Looking at the listing beneath, work out how many lines hold "this" and report only that figure.
::: SOURCE MATERIAL
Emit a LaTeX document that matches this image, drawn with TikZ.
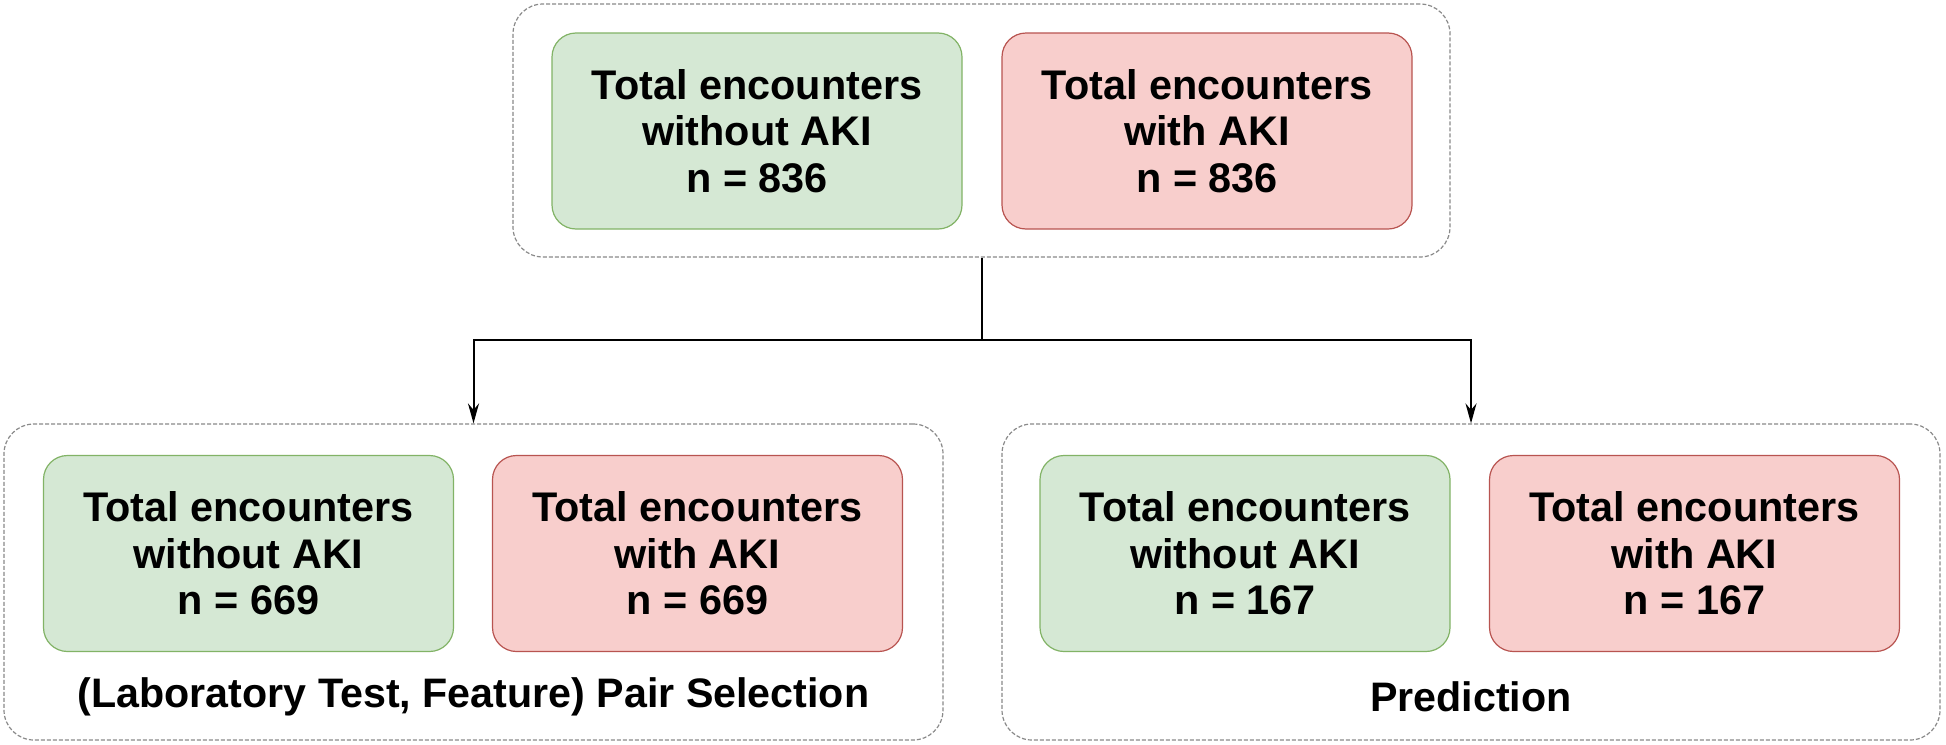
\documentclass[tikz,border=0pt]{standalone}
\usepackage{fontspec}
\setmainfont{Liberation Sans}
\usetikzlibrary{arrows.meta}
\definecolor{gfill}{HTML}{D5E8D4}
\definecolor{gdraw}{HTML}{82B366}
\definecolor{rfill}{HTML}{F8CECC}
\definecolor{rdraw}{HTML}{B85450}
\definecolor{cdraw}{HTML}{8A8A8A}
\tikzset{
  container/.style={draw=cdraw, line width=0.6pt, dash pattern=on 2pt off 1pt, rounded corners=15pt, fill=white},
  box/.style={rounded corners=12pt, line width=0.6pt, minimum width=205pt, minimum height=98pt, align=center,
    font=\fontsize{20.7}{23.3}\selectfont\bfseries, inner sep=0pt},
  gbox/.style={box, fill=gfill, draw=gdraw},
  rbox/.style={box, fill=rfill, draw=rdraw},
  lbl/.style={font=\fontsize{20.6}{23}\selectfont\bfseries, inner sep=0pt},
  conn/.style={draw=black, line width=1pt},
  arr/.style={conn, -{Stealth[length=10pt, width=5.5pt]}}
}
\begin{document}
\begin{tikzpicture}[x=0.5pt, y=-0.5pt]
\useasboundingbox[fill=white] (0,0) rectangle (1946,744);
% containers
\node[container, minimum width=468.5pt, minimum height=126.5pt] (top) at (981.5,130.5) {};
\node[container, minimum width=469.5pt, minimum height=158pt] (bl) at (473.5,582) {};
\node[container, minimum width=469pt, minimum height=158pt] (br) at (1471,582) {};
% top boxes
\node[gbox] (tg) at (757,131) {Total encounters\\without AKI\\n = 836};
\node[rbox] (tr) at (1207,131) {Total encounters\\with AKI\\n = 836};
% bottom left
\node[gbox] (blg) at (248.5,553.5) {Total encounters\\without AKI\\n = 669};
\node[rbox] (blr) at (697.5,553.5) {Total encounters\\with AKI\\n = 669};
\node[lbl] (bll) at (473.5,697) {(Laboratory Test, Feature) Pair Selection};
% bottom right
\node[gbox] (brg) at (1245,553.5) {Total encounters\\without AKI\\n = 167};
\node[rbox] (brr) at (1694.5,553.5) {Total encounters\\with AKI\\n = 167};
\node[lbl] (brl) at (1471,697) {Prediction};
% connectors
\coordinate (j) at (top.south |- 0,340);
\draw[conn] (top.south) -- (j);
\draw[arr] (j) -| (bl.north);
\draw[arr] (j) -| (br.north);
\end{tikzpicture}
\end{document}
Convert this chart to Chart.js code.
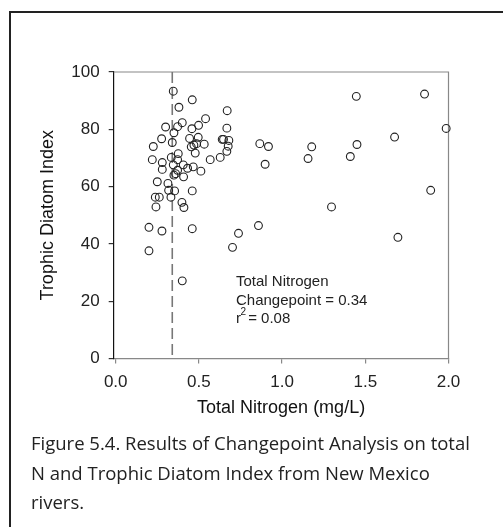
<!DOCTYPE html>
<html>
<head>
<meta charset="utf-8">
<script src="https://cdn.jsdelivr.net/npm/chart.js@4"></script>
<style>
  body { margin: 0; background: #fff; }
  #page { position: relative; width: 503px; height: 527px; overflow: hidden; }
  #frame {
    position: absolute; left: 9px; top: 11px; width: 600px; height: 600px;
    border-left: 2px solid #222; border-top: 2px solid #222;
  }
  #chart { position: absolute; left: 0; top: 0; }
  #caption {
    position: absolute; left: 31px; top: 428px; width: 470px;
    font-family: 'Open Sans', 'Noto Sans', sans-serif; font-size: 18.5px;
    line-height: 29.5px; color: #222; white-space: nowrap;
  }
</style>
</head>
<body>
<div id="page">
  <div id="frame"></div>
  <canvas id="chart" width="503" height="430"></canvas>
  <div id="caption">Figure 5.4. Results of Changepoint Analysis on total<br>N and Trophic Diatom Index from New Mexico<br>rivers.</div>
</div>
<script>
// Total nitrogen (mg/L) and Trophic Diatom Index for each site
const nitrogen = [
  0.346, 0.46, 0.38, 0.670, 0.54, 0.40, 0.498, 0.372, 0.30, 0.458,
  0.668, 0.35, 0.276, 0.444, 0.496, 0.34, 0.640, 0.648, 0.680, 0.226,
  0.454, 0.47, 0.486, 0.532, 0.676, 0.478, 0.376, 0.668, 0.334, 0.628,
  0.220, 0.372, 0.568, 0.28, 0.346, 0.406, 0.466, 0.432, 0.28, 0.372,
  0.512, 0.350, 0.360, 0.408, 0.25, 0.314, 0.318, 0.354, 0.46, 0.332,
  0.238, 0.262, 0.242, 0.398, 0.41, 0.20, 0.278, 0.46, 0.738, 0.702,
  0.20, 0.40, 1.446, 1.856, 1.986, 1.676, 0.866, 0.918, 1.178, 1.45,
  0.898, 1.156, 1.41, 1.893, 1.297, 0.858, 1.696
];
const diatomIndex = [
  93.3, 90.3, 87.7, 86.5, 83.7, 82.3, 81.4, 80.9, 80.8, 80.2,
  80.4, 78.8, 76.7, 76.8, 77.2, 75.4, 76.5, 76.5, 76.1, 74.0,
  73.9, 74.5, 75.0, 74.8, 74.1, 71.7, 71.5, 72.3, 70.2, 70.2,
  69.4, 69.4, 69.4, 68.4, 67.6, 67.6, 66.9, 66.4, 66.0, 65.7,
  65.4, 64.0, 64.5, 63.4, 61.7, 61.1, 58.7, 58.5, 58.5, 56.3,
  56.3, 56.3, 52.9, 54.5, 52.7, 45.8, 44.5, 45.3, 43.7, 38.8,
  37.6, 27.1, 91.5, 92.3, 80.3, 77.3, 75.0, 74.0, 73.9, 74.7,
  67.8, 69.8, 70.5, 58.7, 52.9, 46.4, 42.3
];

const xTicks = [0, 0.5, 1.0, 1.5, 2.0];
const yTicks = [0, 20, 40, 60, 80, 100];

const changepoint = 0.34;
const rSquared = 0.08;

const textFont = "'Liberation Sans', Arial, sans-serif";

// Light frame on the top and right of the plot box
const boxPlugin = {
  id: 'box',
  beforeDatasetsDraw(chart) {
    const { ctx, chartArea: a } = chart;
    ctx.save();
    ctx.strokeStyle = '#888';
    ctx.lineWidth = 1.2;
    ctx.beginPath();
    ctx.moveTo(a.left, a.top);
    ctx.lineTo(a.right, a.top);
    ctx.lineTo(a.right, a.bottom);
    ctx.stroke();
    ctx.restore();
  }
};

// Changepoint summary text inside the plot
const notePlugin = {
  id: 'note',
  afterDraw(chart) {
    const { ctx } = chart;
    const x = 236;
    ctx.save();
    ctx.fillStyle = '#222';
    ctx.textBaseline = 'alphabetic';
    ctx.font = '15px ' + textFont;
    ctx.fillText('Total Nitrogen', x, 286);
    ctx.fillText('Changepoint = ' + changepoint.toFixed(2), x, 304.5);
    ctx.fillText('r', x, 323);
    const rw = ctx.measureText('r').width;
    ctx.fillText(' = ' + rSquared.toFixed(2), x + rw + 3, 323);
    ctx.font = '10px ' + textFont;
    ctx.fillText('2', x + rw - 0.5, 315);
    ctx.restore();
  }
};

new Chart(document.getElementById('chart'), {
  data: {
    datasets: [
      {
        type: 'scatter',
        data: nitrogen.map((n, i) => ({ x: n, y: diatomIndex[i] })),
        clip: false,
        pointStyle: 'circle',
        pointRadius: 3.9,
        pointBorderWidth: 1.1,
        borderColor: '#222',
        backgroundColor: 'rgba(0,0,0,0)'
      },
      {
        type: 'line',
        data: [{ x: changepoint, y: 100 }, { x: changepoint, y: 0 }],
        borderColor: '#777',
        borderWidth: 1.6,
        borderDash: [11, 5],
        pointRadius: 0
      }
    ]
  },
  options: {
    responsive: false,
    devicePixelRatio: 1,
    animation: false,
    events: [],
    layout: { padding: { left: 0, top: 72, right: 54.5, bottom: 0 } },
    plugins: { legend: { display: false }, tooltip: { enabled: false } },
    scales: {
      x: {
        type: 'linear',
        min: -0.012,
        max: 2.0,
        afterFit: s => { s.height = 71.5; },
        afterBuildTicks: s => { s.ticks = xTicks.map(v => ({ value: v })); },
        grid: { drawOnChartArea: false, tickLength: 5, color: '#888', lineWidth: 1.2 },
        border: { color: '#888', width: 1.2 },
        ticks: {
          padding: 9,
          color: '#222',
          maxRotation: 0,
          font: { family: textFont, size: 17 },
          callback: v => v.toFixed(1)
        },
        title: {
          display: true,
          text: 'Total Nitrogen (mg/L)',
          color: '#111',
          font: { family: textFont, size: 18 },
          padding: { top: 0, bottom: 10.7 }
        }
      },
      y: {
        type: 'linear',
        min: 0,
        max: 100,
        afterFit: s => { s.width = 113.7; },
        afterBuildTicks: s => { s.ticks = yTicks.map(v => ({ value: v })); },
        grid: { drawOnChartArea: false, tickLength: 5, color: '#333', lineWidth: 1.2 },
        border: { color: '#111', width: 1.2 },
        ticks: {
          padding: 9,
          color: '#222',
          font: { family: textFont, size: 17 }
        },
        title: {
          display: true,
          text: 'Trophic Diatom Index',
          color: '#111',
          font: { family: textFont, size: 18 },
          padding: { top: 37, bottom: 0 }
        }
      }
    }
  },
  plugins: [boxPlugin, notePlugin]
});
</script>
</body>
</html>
::::::
TASK SOLUTION:
2